2.1 Platform and observability

You should have:

  • Prometheus and Alertmanager configured and reachable.
  • A DR-related alert rule and route (for example, jenkins_critical_down or platform_unavailable) aligned with Evidence 4.
  • Alertmanager configured with:
  • Normal human notification channels (Slack/Teams/email).
  • A webhook receiver pointing at a GitHub Actions endpoint (for example, a small webhook service or an API gateway that translates to repository_dispatch).

2.2 GitHub and DR workflow

  • A GitHub repository that contains:

  • A DR workflow file (for example, .github/workflows/dr-cutover.yml) that can be triggered via:

    • repository_dispatch event with a dr_drill type, or
    • A custom webhook relay that ends up starting the workflow.
  • The workflow should:

  • Parse the incoming alert payload.

  • Call the Cost Decision Service (for example, via HTTP) with context like:
    • Environment (on-prem / cloud-dr).
    • Estimated cost of the DR action.
    • Budget guardrail information.
  • Decide whether to:
    • Simulate DR (drill mode) or
    • Perform a real cutover (only in controlled scenarios).

2.3 Cost Decision Service

  • A Cost Decision Service endpoint (mock or real) that responds with:

  • A decision: ALLOW, DENY, or SIMULATE_ONLY.

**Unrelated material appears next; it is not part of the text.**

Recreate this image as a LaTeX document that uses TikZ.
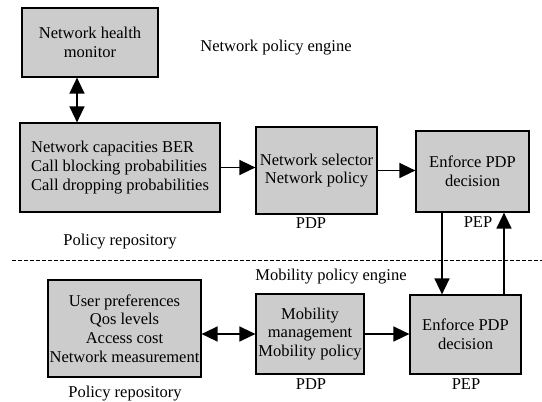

  • Rationale and cost estimates.

Its responses should be written to files under:

2.4 Evidence folders

Create DR drill-specific folders:

mkdir -p output/artifacts/dr/dr-drill-<date>/
mkdir -p output/artifacts/cost/dr-drill-<date>/

Replace <date> with a timestamp (for example, 2025-12-02T203000Z).


3. Phase 1 – Configure (or confirm) a DR drill alert

If you already have a DR alert (such as jenkins_critical_down) configured, you may use it in drill mode. Otherwise:

  1. Create a synthetic alert rule in Prometheus

Example (illustrative; adapt to your labels):

groups:
  - name: dr-drill.rules
    rules:
      - alert: DRDrill_Test_Alert
        expr: vector(1)
        labels:
          severity: critical
          drill: "true"
        annotations:
          summary: "DR drill test alert"
          description: "Synthetic alert to test Prometheus  Alertmanager  GitHub Actions DR control loop."
  1. Point Alertmanager route to the DR webhook

In Alertmanager config, ensure there is a route like:

route:
  receiver: "default"

  routes:
    - match:
        alertname: "DRDrill_Test_Alert"
      receiver: "dr-webhook"
      continue: false

receivers:
  - name: "dr-webhook"
    webhook_configs:
      - url: "https://<your-dr-webhook-endpoint>/alert"
        send_resolved: true
  1. Reload Prometheus and Alertmanager

  2. Reload configuration so the new rule and route take effect.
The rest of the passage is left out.